Short problem ->
Search the material for the string "this", then return every line where it is found.

Stored data ->

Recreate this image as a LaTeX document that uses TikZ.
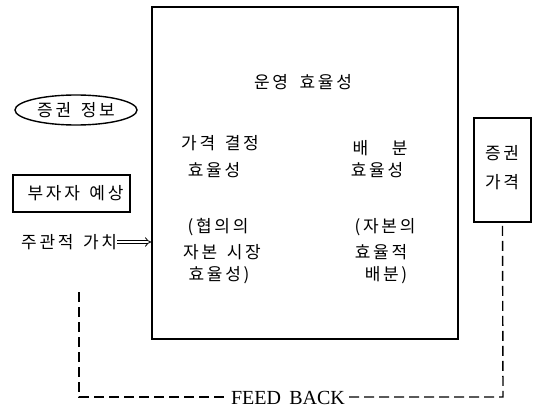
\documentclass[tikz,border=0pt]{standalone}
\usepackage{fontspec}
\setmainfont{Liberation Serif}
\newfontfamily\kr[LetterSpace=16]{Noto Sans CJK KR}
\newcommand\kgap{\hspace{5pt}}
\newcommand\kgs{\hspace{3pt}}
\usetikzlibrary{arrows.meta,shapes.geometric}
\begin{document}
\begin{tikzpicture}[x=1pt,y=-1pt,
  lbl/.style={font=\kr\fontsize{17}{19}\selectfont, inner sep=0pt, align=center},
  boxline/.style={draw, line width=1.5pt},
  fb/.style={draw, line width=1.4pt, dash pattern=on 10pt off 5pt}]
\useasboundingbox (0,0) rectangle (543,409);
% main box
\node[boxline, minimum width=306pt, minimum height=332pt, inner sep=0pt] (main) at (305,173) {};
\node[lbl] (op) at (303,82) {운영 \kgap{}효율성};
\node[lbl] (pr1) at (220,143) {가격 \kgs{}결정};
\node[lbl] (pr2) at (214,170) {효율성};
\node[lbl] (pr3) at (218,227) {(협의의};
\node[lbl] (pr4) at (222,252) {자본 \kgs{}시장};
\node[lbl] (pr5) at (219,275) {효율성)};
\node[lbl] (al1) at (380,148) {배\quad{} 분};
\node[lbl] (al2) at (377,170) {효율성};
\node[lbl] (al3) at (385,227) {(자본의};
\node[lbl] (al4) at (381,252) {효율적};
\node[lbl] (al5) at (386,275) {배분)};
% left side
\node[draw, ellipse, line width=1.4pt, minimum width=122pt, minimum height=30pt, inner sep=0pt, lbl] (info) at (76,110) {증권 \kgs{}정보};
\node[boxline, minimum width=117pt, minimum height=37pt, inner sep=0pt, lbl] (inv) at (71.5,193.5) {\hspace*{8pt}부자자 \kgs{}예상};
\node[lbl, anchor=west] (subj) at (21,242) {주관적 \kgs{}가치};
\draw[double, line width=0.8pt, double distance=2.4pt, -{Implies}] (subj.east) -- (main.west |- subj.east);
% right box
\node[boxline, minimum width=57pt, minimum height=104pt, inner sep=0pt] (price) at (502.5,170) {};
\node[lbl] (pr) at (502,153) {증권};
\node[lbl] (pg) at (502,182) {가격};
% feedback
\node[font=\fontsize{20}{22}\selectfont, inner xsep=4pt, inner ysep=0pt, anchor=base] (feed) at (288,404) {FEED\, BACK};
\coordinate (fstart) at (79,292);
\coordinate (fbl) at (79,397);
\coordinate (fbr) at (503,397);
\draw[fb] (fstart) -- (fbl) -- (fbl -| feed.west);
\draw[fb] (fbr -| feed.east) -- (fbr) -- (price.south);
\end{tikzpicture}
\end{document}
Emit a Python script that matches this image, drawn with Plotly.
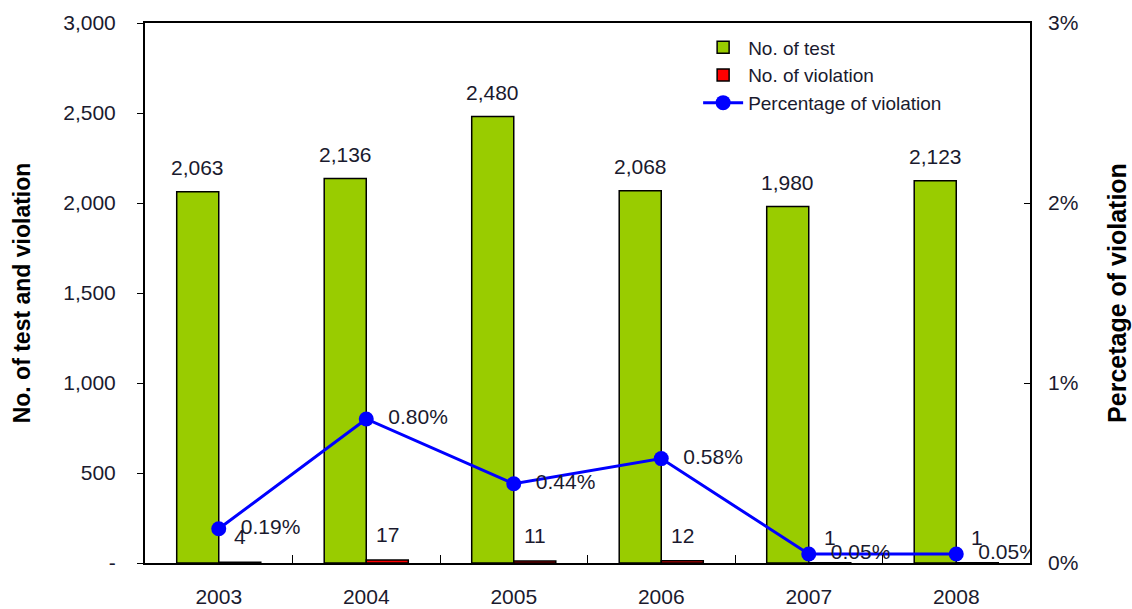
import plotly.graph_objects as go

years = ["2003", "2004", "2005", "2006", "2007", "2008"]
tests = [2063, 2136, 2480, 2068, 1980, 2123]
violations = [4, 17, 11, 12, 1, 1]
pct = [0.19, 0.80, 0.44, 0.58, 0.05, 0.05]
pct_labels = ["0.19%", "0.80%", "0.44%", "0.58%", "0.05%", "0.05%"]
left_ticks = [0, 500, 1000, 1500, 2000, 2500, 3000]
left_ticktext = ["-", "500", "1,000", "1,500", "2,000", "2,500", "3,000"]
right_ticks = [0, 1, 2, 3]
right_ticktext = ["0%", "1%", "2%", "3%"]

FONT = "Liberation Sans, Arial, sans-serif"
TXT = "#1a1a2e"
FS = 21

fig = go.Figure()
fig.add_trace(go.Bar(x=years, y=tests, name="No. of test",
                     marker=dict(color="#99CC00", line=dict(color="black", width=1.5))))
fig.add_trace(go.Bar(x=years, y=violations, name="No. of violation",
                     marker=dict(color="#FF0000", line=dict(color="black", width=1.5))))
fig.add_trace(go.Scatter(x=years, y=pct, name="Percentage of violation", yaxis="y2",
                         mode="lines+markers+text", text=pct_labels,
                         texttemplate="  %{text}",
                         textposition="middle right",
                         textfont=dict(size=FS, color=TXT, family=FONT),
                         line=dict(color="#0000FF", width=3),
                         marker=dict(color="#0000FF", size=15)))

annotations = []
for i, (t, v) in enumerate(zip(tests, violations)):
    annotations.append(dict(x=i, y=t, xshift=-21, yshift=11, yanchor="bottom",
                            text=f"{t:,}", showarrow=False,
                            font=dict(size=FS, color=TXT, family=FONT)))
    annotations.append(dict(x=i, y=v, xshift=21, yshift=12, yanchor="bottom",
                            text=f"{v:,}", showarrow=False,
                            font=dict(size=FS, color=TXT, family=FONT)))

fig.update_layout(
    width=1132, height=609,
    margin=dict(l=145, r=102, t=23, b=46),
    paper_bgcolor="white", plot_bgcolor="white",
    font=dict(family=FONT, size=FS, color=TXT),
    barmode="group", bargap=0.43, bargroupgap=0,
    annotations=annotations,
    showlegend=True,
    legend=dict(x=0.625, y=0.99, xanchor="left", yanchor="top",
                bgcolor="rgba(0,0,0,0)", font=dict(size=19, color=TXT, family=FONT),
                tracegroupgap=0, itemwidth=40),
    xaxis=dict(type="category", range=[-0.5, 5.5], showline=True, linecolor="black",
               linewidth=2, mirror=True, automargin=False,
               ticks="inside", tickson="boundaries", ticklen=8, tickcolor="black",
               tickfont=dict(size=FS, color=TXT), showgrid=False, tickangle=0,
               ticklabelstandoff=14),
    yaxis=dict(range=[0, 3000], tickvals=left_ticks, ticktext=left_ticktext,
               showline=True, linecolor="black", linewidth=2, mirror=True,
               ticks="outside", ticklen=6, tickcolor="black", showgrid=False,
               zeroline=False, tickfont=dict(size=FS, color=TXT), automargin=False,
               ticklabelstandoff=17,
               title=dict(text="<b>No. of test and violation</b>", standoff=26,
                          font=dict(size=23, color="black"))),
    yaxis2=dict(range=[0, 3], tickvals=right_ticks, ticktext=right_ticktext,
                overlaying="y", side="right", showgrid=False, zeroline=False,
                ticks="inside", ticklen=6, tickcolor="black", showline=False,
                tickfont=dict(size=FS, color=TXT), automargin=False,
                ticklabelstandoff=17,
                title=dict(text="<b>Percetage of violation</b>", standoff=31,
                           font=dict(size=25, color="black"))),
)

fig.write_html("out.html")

Worked solution ->
Recreate this image as a LaTeX document that uses TikZ.
Emit a Python script that matches this image, drawn with Plotly.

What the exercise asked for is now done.